* Rows from a dataset of charts and code:
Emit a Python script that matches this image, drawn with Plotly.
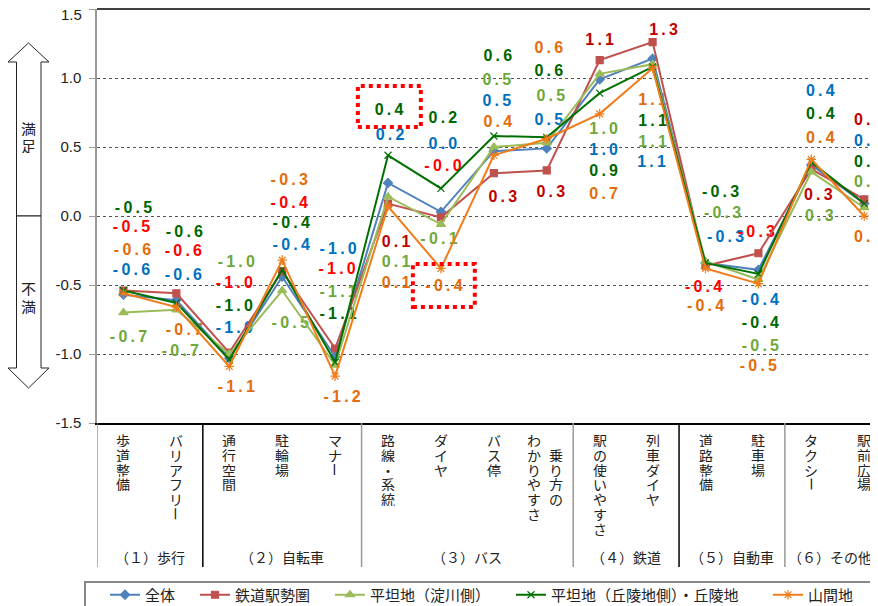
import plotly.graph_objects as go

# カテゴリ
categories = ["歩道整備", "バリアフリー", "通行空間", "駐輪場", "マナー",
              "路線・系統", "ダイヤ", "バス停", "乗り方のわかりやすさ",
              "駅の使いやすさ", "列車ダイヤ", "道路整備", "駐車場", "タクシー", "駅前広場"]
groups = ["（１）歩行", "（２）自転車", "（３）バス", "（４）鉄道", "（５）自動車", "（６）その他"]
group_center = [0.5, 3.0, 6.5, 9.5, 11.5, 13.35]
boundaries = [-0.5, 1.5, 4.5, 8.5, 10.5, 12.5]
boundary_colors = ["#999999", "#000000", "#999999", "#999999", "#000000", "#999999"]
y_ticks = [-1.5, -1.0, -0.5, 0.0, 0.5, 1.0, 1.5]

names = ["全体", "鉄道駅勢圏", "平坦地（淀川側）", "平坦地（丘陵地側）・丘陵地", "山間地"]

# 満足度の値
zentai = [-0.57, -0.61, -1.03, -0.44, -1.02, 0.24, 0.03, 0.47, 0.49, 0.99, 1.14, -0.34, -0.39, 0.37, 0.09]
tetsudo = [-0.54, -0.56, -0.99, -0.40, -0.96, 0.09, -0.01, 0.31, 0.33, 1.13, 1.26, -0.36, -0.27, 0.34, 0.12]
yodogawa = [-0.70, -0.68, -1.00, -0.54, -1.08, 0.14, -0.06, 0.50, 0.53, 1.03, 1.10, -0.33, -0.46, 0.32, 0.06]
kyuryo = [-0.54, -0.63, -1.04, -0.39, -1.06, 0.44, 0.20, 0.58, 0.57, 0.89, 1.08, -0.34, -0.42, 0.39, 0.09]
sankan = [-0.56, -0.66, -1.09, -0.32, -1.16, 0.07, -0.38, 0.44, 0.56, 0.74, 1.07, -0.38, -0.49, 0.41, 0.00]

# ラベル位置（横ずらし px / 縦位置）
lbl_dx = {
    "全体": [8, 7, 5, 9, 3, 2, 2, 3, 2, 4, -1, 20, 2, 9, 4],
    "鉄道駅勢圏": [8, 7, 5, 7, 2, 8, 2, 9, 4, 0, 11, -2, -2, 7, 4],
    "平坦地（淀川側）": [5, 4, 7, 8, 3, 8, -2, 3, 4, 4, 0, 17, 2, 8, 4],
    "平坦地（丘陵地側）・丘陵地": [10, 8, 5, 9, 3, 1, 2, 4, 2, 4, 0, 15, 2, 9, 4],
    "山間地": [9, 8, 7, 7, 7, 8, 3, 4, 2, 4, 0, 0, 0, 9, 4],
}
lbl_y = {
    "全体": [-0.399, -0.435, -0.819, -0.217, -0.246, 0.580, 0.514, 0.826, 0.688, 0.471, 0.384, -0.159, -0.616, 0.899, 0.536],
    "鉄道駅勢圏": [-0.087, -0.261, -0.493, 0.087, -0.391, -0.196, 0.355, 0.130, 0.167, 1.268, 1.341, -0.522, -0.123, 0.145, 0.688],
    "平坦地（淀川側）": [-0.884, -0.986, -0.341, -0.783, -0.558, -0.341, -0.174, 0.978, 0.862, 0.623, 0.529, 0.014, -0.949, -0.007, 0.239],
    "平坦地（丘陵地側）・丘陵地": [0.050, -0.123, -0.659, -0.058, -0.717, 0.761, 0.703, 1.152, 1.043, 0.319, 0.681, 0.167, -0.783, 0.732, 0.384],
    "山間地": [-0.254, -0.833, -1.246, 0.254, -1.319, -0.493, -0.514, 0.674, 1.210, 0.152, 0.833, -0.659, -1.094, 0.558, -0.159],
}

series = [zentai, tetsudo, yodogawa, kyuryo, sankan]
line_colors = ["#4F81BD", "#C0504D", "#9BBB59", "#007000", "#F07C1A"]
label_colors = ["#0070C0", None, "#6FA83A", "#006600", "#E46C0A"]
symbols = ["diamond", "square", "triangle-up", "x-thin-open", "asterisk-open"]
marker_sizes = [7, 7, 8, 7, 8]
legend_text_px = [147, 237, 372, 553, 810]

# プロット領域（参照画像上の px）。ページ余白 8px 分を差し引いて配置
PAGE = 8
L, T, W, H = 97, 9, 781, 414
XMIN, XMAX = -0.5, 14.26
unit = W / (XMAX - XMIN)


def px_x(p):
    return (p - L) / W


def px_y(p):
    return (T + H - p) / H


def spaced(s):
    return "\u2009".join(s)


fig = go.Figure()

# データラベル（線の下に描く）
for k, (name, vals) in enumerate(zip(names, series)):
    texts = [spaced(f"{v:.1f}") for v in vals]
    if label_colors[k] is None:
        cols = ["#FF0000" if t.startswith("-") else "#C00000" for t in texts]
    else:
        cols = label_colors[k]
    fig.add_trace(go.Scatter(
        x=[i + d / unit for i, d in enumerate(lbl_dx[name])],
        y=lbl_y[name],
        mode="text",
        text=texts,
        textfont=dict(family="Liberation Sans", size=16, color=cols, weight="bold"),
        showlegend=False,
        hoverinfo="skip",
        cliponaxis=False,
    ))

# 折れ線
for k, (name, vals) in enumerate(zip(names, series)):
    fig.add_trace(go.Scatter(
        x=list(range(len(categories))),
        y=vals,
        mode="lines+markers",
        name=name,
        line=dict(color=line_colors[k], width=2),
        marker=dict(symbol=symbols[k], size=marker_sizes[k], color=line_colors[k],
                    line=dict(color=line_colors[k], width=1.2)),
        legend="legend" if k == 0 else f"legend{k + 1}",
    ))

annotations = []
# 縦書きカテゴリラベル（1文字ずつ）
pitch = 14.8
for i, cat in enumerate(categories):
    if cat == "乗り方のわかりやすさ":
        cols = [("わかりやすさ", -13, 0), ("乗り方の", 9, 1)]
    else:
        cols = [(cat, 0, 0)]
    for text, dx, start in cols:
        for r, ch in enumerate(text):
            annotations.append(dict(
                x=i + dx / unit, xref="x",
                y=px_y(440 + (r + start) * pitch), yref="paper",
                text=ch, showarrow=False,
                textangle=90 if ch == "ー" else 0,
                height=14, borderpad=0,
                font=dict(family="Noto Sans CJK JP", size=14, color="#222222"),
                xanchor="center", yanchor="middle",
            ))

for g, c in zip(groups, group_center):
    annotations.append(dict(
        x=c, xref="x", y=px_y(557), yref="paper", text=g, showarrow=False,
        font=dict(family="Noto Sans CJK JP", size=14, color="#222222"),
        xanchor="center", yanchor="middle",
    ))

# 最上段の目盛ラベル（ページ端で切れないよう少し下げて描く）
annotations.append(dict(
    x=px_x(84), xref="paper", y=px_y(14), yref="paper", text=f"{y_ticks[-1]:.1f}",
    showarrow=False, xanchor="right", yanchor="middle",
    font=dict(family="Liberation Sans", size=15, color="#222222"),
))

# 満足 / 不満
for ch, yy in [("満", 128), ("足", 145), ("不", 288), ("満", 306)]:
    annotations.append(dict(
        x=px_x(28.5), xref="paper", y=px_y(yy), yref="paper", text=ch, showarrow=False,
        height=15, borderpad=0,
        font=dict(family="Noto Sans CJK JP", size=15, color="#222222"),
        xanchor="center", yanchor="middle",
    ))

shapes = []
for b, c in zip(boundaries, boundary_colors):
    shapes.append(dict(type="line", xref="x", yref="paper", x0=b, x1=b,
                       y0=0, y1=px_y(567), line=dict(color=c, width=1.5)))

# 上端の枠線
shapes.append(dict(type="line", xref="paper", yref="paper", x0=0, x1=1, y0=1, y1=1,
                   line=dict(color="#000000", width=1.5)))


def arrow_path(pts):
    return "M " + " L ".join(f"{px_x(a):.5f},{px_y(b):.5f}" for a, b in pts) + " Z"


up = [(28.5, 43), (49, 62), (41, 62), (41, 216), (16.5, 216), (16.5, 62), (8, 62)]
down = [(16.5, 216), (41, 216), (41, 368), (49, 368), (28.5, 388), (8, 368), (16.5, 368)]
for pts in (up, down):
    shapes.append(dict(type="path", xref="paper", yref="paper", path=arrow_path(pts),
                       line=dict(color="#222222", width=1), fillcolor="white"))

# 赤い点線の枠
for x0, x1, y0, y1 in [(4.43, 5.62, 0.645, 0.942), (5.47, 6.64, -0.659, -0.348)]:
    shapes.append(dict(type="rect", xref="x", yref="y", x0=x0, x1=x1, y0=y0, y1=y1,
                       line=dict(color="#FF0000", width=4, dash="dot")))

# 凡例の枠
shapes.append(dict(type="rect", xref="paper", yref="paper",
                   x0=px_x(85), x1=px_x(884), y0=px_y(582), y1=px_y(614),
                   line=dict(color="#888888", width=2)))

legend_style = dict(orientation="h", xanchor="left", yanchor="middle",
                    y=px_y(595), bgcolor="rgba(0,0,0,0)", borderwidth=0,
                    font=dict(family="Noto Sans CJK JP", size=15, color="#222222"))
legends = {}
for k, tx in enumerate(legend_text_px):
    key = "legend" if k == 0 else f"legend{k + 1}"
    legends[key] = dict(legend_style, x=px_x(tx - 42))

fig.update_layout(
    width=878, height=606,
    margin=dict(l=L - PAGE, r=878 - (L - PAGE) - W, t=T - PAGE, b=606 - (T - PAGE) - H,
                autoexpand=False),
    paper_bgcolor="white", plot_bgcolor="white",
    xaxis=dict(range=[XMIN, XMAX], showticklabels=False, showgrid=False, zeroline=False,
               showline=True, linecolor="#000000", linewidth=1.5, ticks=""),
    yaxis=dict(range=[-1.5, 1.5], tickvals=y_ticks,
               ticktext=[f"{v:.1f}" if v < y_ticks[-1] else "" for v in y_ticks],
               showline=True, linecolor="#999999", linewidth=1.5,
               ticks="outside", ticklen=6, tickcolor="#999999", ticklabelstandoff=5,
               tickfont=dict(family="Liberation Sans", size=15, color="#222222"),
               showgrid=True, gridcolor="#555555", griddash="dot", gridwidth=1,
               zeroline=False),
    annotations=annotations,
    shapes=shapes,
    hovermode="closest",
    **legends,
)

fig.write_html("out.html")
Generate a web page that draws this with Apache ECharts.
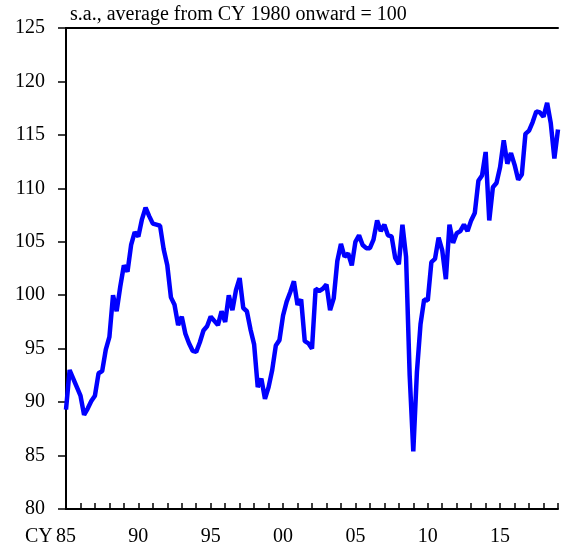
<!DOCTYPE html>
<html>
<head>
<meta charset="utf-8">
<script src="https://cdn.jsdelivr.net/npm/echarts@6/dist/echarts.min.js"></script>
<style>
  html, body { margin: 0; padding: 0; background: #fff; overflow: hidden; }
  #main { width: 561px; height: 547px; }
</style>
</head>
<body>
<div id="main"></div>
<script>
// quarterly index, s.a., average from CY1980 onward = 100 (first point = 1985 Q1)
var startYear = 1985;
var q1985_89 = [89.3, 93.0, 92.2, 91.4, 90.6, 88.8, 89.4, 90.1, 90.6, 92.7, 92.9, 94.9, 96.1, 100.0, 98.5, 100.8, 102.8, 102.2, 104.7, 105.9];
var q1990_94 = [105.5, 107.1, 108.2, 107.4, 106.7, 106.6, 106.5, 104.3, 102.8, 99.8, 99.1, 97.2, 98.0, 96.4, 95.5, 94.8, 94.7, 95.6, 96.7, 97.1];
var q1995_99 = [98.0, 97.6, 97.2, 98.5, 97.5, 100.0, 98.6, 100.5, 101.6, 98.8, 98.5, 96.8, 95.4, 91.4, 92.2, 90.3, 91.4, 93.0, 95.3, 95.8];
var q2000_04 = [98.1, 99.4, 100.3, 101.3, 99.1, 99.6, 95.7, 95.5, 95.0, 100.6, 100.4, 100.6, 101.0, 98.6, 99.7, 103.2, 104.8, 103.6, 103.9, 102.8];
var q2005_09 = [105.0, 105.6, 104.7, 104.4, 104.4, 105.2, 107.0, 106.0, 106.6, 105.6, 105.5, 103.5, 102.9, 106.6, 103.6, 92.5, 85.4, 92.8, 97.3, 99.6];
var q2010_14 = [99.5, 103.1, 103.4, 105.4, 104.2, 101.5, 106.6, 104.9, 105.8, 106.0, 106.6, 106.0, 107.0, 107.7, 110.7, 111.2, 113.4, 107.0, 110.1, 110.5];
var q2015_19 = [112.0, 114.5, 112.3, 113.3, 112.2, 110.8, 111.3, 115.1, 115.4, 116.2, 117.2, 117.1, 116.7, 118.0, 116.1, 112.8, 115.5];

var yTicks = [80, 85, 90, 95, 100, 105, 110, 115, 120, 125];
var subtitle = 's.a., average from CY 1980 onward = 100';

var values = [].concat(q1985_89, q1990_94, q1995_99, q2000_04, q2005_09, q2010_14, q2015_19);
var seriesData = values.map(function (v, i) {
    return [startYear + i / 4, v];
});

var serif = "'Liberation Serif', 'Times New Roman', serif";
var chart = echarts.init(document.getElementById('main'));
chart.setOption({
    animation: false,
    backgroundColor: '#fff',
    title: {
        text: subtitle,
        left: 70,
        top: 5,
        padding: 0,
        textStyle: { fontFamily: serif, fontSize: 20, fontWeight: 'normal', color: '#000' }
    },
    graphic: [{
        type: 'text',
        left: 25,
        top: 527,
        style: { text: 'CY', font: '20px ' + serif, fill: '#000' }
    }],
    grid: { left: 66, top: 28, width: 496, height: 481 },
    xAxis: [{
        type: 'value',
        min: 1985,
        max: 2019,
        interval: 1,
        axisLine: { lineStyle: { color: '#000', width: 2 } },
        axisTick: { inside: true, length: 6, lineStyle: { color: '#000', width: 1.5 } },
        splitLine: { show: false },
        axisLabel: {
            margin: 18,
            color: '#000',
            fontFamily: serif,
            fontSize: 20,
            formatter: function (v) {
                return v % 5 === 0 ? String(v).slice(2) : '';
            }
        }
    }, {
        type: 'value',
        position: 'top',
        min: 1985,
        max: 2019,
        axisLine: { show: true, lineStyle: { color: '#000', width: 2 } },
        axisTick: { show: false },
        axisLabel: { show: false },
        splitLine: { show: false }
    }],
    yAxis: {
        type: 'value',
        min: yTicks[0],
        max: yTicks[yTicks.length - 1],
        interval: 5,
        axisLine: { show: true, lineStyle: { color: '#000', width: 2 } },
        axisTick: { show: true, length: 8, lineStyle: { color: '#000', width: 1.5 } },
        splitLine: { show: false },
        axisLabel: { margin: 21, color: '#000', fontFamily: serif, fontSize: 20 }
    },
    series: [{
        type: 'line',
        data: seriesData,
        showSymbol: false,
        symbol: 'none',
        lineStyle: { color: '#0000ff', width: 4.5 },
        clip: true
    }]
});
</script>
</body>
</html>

* INSTRUCTIONS FOR THE TASK:
In the listing above, find the line containing "Generate a web" and the line containing "116.1, 112.8, 115.5];". Reproduce those lines and all between them exactly, with no pictures and nothing more.

* EXERCISE OUTPUT:
Generate a web page that draws this with Apache ECharts.
<!DOCTYPE html>
<html>
<head>
<meta charset="utf-8">
<script src="https://cdn.jsdelivr.net/npm/echarts@6/dist/echarts.min.js"></script>
<style>
  html, body { margin: 0; padding: 0; background: #fff; overflow: hidden; }
  #main { width: 561px; height: 547px; }
</style>
</head>
<body>
<div id="main"></div>
<script>
// quarterly index, s.a., average from CY1980 onward = 100 (first point = 1985 Q1)
var startYear = 1985;
var q1985_89 = [89.3, 93.0, 92.2, 91.4, 90.6, 88.8, 89.4, 90.1, 90.6, 92.7, 92.9, 94.9, 96.1, 100.0, 98.5, 100.8, 102.8, 102.2, 104.7, 105.9];
var q1990_94 = [105.5, 107.1, 108.2, 107.4, 106.7, 106.6, 106.5, 104.3, 102.8, 99.8, 99.1, 97.2, 98.0, 96.4, 95.5, 94.8, 94.7, 95.6, 96.7, 97.1];
var q1995_99 = [98.0, 97.6, 97.2, 98.5, 97.5, 100.0, 98.6, 100.5, 101.6, 98.8, 98.5, 96.8, 95.4, 91.4, 92.2, 90.3, 91.4, 93.0, 95.3, 95.8];
var q2000_04 = [98.1, 99.4, 100.3, 101.3, 99.1, 99.6, 95.7, 95.5, 95.0, 100.6, 100.4, 100.6, 101.0, 98.6, 99.7, 103.2, 104.8, 103.6, 103.9, 102.8];
var q2005_09 = [105.0, 105.6, 104.7, 104.4, 104.4, 105.2, 107.0, 106.0, 106.6, 105.6, 105.5, 103.5, 102.9, 106.6, 103.6, 92.5, 85.4, 92.8, 97.3, 99.6];
var q2010_14 = [99.5, 103.1, 103.4, 105.4, 104.2, 101.5, 106.6, 104.9, 105.8, 106.0, 106.6, 106.0, 107.0, 107.7, 110.7, 111.2, 113.4, 107.0, 110.1, 110.5];
var q2015_19 = [112.0, 114.5, 112.3, 113.3, 112.2, 110.8, 111.3, 115.1, 115.4, 116.2, 117.2, 117.1, 116.7, 118.0, 116.1, 112.8, 115.5];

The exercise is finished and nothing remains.